I love photography. Had I not joined HR, I would have become a photographer. I love clicking candid pictures of people, places, food and random moments of life. I think it comes naturally to me.
Was this career by choice or circumstantial & how did the family react?
My career has always been molded by what I wanted to do in life and the priorities that I had at different junctures of my life. My family members have been the main driving force behind me and they have done everything that they could have, to help me excel in life. They have been that rock which never let me fall down. Their sacrifice has made me reach where I have, irrespective of the challenges that life threw at us.
What have been the high points in your career?
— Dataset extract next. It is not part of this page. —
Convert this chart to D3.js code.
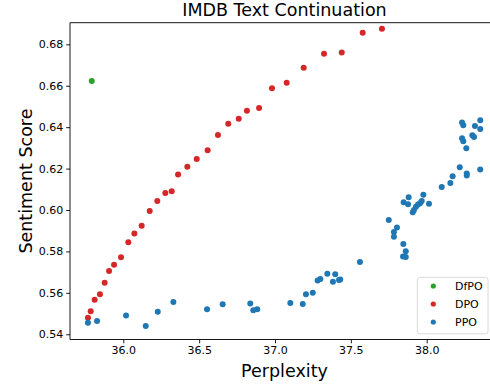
<!DOCTYPE html>
<html>
<head>
<meta charset="utf-8">
<script src="https://cdn.jsdelivr.net/npm/d3@7"></script>
<style>
  html, body { margin: 0; padding: 0; background: #fff; }
  svg { display: block; font-family: "DejaVu Sans", sans-serif; }
</style>
</head>
<body>
<svg id="chart" width="490" height="386"></svg>
<script>
// Perplexity (x) vs. sentiment score (y) for each method
const dfpoX = [35.792];
const dfpoY = [0.6623];

const dpoX = [35.767, 35.785, 35.811, 35.846, 35.877, 35.906, 35.939, 35.985, 36.033, 36.073,
              36.121, 36.174, 36.224, 36.277, 36.319, 36.361, 36.422, 36.484, 36.556, 36.624,
              36.692, 36.761, 36.815, 36.895, 36.980, 37.077, 37.189, 37.323, 37.440, 37.578, 37.705];
const dpoY = [0.5480, 0.5511, 0.5567, 0.5593, 0.5649, 0.5705, 0.5736, 0.5772, 0.5844, 0.5886,
              0.5924, 0.5995, 0.6043, 0.6082, 0.6090, 0.6172, 0.6209, 0.6246, 0.6288, 0.6362,
              0.6417, 0.6441, 0.6479, 0.6493, 0.6588, 0.6615, 0.6687, 0.6755, 0.6761, 0.6856, 0.6875];

const ppoX = [35.767, 35.827, 36.018, 36.148, 36.227, 36.330, 36.552, 36.655, 36.837, 36.857,
              36.883, 37.101, 37.183, 37.204, 37.249, 37.281, 37.299, 37.345, 37.382, 37.397,
              37.422, 37.430, 37.560, 37.750, 37.804, 37.784, 37.784, 37.846, 37.862, 37.844,
              37.862, 37.848, 37.881, 37.877, 37.908, 37.916, 37.929, 37.943, 37.956, 37.967,
              37.978, 38.015, 38.099, 38.156, 38.171, 38.218, 38.264, 38.264, 38.353, 38.261,
              38.233, 38.241, 38.301, 38.312, 38.233, 38.241, 38.318, 38.353, 38.353];
const ppoY = [0.5456, 0.5464, 0.5490, 0.5440, 0.5509, 0.5556, 0.5521, 0.5545, 0.5548, 0.5516,
              0.5521, 0.5551, 0.5546, 0.5593, 0.5601, 0.5659, 0.5667, 0.5692, 0.5654, 0.5690,
              0.5662, 0.5665, 0.5749, 0.5952, 0.5915, 0.5894, 0.5871, 0.5836, 0.5801, 0.5776,
              0.5773, 0.6037, 0.6061, 0.6028, 0.5989, 0.6000, 0.6016, 0.6026, 0.6032, 0.6043,
              0.6074, 0.6030, 0.6111, 0.6130, 0.6163, 0.6206, 0.6176, 0.6167, 0.6196, 0.6298,
              0.6347, 0.6332, 0.6361, 0.6352, 0.6422, 0.6409, 0.6406, 0.6433, 0.6391];

const xTicks = [36.0, 36.5, 37.0, 37.5, 38.0];
const yTicks = [0.54, 0.56, 0.58, 0.60, 0.62, 0.64, 0.66, 0.68];

const seriesNames = ["DfPO", "DPO", "PPO"];
const seriesColors = ["#2ca02c", "#d62728", "#1f77b4"];

const W = 490, H = 386;
const plot = { left: 70, right: 499, top: 22.7, bottom: 339.5 };

const svg = d3.select("#chart");

const x = d3.scaleLinear().domain([35.6486, 38.4766]).range([plot.left, plot.right]);
const y = d3.scaleLinear().domain([0.53747, 0.69044]).range([plot.bottom, plot.top]);

// clip region for the plotted points
svg.append("defs").append("clipPath").attr("id", "plotClip")
  .append("rect")
  .attr("x", plot.left).attr("y", plot.top)
  .attr("width", W - plot.left).attr("height", plot.bottom - plot.top);

const series = [
  { xs: dfpoX, ys: dfpoY },
  { xs: dpoX, ys: dpoY },
  { xs: ppoX, ys: ppoY }
];

const pts = svg.append("g").attr("clip-path", "url(#plotClip)");
series.forEach((s, i) => {
  pts.append("g").selectAll("circle")
    .data(s.xs.map((v, j) => [v, s.ys[j]]))
    .join("circle")
    .attr("cx", d => x(d[0]))
    .attr("cy", d => y(d[1]))
    .attr("r", 3)
    .attr("fill", seriesColors[i]);
});

// axes
const xAxis = d3.axisBottom(x).tickValues(xTicks).tickFormat(d3.format(".1f"))
  .tickSize(3.8).tickPadding(3);
const yAxis = d3.axisLeft(y).tickValues(yTicks).tickFormat(d3.format(".2f"))
  .tickSize(3.8).tickPadding(3);

const gx = svg.append("g").attr("transform", `translate(0,${plot.bottom})`).call(xAxis);
const gy = svg.append("g").attr("transform", `translate(${plot.left},0)`).call(yAxis);
[gx, gy].forEach(g => {
  g.select(".domain").remove();
  g.selectAll(".tick line").attr("stroke", "#000").attr("stroke-width", 0.9);
  g.selectAll(".tick text").attr("fill", "#000")
    .style("font-size", "11px").style("font-family", "'DejaVu Sans', sans-serif");
});

// frame (right side runs past the canvas edge)
const frame = svg.append("g").attr("stroke", "#000").attr("stroke-width", 0.9);
frame.append("line").attr("x1", plot.left).attr("x2", W).attr("y1", plot.top).attr("y2", plot.top);
frame.append("line").attr("x1", plot.left).attr("x2", W).attr("y1", plot.bottom).attr("y2", plot.bottom);
frame.append("line").attr("x1", plot.left).attr("x2", plot.left).attr("y1", plot.top).attr("y2", plot.bottom);

// title and axis labels
const cx = (plot.left + plot.right) / 2;
svg.append("text").attr("x", cx).attr("y", 16)
  .attr("text-anchor", "middle").style("font-size", "17.5px").text("IMDB Text Continuation");
svg.append("text").attr("x", cx).attr("y", 376.5)
  .attr("text-anchor", "middle").style("font-size", "17.5px").text("Perplexity");
svg.append("text")
  .attr("transform", `translate(31.5,${(plot.top + plot.bottom) / 2}) rotate(-90)`)
  .attr("text-anchor", "middle").style("font-size", "17.5px").text("Sentiment Score");

// legend
const lg = svg.append("g");
lg.append("rect")
  .attr("x", 417.3).attr("y", 277.3).attr("width", 70.7).attr("height", 56.5)
  .attr("rx", 2.5).attr("fill", "#fff").attr("fill-opacity", 0.8)
  .attr("stroke", "#d6d6d6").attr("stroke-width", 0.9);
seriesNames.forEach((name, i) => {
  const yy = 286 + i * 18;
  lg.append("circle").attr("cx", 433.3).attr("cy", yy).attr("r", 2.6).attr("fill", seriesColors[i]);
  lg.append("text").attr("x", 455).attr("y", yy).attr("dy", "0.36em")
    .style("font-size", "11px").text(name);
});
</script>
</body>
</html>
I started my career under very challenging circumstances. The very fact that I made a career for myself is an achievement in itself.
I finished my Engineering from Pune in mid 1990s and terrorism in Kashmir was at its peak then. All my classmates went back home to spend good time applying for jobs and planning a career. That option was closed to me. My family was back in Srinagar braving the odd circumstances there. I was worrying for their survival and at the same time finding out ways for me to stay back in Pune. I had no place at stay until I found that YWCA of Pune was willing to give me accommodation if I could show them that I was either employed or pursuing education. That’s what prompted me to take up MBA in Pune and I bought more time for myself.
Like they say, no genuine effort goes in vain…at the end of my course I got placed in a very good company in Mumbai. Thereafter, there was no looking back.
The profession you are in, gives you an opportunity to interact with people from various cultural backgrounds, what has been your experiences as an person working in the field of Human Resources ?
I am in the field of Learning and development (HR) for the last 13 years and it gives me a great opportunity to look into the professional and personal development needs of people in the corporate world. I have had the opportunity to work, learn and grow with reputed corporates like Reliance Infocomm, Bharti Airtel, Aircel and Benetton India where I have headed the function of L&D at various levels. I have been one of the founding members of the world-class training Academy that we set up at Aircel in 2010. I have won several awards for work done in the area of Values & Culture and Corporate Governance in the corporate sector
Your education has been quite an interesting in itself. What all did you do and who do you give the credit to for your progress?
I am an Engineering graduate with MBA in Marketing. Having done my schooling from Presentation Convent High School, Srinagar, I went to Pune University for my further studies. I also have a professional certification in Human Resources from the prestigious institute, Society for Human Resource Management (SHRM). I was the first girl from my family to go to a professional college. The credit goes wholly to my progressive parents who wanted me to be independent and have a career.
What has been your inspiration when it comes to your professional life?
Strong and successful women have always inspired me. Today, women are doing very good work in different domains at leadership positions. They stand out for their diligence and drive. It’s always a proud moment when I come across these women and it motivates me to do even better.
What interests you apart from your professional career?
I like to balance my work and the rest of my life. I enjoy spending all my free time with my family. I love travelling, photography and reading. Polishing my Kashmiri cuisine-cooking skills is also a big interest.